- **Task to carry out**
Output all the data exactly. Pictures do not belong in the copy.

[begin Data provided]

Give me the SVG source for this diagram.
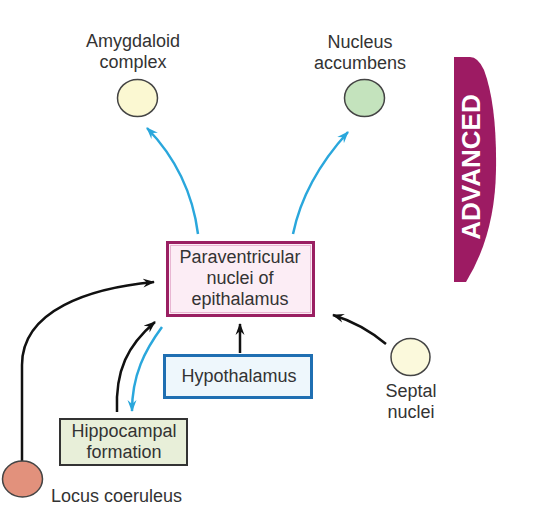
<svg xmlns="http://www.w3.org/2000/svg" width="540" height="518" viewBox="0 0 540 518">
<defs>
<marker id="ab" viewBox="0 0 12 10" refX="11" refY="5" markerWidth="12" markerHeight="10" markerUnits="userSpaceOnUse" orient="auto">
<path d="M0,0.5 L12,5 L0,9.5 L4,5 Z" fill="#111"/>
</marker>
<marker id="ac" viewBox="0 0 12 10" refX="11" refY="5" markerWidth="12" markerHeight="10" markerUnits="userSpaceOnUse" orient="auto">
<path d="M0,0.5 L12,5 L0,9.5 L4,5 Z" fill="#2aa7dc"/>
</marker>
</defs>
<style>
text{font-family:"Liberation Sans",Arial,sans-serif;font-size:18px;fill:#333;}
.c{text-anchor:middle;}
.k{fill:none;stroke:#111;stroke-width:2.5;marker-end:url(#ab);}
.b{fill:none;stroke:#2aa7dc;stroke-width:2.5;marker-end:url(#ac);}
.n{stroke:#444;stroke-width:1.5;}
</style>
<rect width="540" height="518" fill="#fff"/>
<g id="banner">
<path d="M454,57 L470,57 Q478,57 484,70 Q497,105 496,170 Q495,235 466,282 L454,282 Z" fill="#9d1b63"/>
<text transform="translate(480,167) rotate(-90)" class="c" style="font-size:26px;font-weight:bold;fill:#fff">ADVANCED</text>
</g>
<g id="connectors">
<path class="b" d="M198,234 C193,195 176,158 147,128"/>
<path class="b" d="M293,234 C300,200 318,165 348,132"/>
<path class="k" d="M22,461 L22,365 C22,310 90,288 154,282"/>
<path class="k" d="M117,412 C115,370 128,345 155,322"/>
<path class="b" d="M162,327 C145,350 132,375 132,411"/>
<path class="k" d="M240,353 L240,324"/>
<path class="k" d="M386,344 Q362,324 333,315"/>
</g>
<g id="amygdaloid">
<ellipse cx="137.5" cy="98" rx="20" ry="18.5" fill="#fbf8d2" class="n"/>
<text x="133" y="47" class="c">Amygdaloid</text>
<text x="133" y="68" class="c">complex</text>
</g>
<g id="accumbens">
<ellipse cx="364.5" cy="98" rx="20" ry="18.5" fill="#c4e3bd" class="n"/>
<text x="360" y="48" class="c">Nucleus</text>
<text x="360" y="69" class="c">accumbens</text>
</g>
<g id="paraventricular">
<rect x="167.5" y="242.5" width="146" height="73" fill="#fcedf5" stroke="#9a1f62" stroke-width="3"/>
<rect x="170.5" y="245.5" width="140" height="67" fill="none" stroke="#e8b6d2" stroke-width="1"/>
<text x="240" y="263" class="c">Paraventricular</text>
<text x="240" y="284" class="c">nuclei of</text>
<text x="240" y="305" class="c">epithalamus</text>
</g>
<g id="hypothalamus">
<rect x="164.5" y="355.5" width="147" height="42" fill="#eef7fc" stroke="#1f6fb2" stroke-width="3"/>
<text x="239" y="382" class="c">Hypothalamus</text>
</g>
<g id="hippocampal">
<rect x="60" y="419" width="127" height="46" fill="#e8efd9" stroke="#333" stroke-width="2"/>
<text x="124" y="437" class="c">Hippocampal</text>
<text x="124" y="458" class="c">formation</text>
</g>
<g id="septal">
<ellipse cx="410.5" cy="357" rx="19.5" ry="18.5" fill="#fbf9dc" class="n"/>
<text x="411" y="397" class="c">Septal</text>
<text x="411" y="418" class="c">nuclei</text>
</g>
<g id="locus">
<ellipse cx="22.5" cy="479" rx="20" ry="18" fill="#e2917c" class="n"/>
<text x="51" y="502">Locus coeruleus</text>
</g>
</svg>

[end Data provided]

- **Worked answer**
Give me the SVG source for this diagram.
<svg xmlns="http://www.w3.org/2000/svg" width="540" height="518" viewBox="0 0 540 518">
<defs>
<marker id="ab" viewBox="0 0 12 10" refX="11" refY="5" markerWidth="12" markerHeight="10" markerUnits="userSpaceOnUse" orient="auto">
<path d="M0,0.5 L12,5 L0,9.5 L4,5 Z" fill="#111"/>
</marker>
<marker id="ac" viewBox="0 0 12 10" refX="11" refY="5" markerWidth="12" markerHeight="10" markerUnits="userSpaceOnUse" orient="auto">
<path d="M0,0.5 L12,5 L0,9.5 L4,5 Z" fill="#2aa7dc"/>
</marker>
</defs>
<style>
text{font-family:"Liberation Sans",Arial,sans-serif;font-size:18px;fill:#333;}
.c{text-anchor:middle;}
.k{fill:none;stroke:#111;stroke-width:2.5;marker-end:url(#ab);}
.b{fill:none;stroke:#2aa7dc;stroke-width:2.5;marker-end:url(#ac);}
.n{stroke:#444;stroke-width:1.5;}
</style>
<rect width="540" height="518" fill="#fff"/>
<g id="banner">
<path d="M454,57 L470,57 Q478,57 484,70 Q497,105 496,170 Q495,235 466,282 L454,282 Z" fill="#9d1b63"/>
<text transform="translate(480,167) rotate(-90)" class="c" style="font-size:26px;font-weight:bold;fill:#fff">ADVANCED</text>
</g>
<g id="connectors">
<path class="b" d="M198,234 C193,195 176,158 147,128"/>
<path class="b" d="M293,234 C300,200 318,165 348,132"/>
<path class="k" d="M22,461 L22,365 C22,310 90,288 154,282"/>
<path class="k" d="M117,412 C115,370 128,345 155,322"/>
<path class="b" d="M162,327 C145,350 132,375 132,411"/>
<path class="k" d="M240,353 L240,324"/>
<path class="k" d="M386,344 Q362,324 333,315"/>
</g>
<g id="amygdaloid">
<ellipse cx="137.5" cy="98" rx="20" ry="18.5" fill="#fbf8d2" class="n"/>
<text x="133" y="47" class="c">Amygdaloid</text>
<text x="133" y="68" class="c">complex</text>
</g>
<g id="accumbens">
<ellipse cx="364.5" cy="98" rx="20" ry="18.5" fill="#c4e3bd" class="n"/>
<text x="360" y="48" class="c">Nucleus</text>
<text x="360" y="69" class="c">accumbens</text>
</g>
<g id="paraventricular">
<rect x="167.5" y="242.5" width="146" height="73" fill="#fcedf5" stroke="#9a1f62" stroke-width="3"/>
<rect x="170.5" y="245.5" width="140" height="67" fill="none" stroke="#e8b6d2" stroke-width="1"/>
<text x="240" y="263" class="c">Paraventricular</text>
<text x="240" y="284" class="c">nuclei of</text>
<text x="240" y="305" class="c">epithalamus</text>
</g>
<g id="hypothalamus">
<rect x="164.5" y="355.5" width="147" height="42" fill="#eef7fc" stroke="#1f6fb2" stroke-width="3"/>
<text x="239" y="382" class="c">Hypothalamus</text>
</g>
<g id="hippocampal">
<rect x="60" y="419" width="127" height="46" fill="#e8efd9" stroke="#333" stroke-width="2"/>
<text x="124" y="437" class="c">Hippocampal</text>
<text x="124" y="458" class="c">formation</text>
</g>
<g id="septal">
<ellipse cx="410.5" cy="357" rx="19.5" ry="18.5" fill="#fbf9dc" class="n"/>
<text x="411" y="397" class="c">Septal</text>
<text x="411" y="418" class="c">nuclei</text>
</g>
<g id="locus">
<ellipse cx="22.5" cy="479" rx="20" ry="18" fill="#e2917c" class="n"/>
<text x="51" y="502">Locus coeruleus</text>
</g>
</svg>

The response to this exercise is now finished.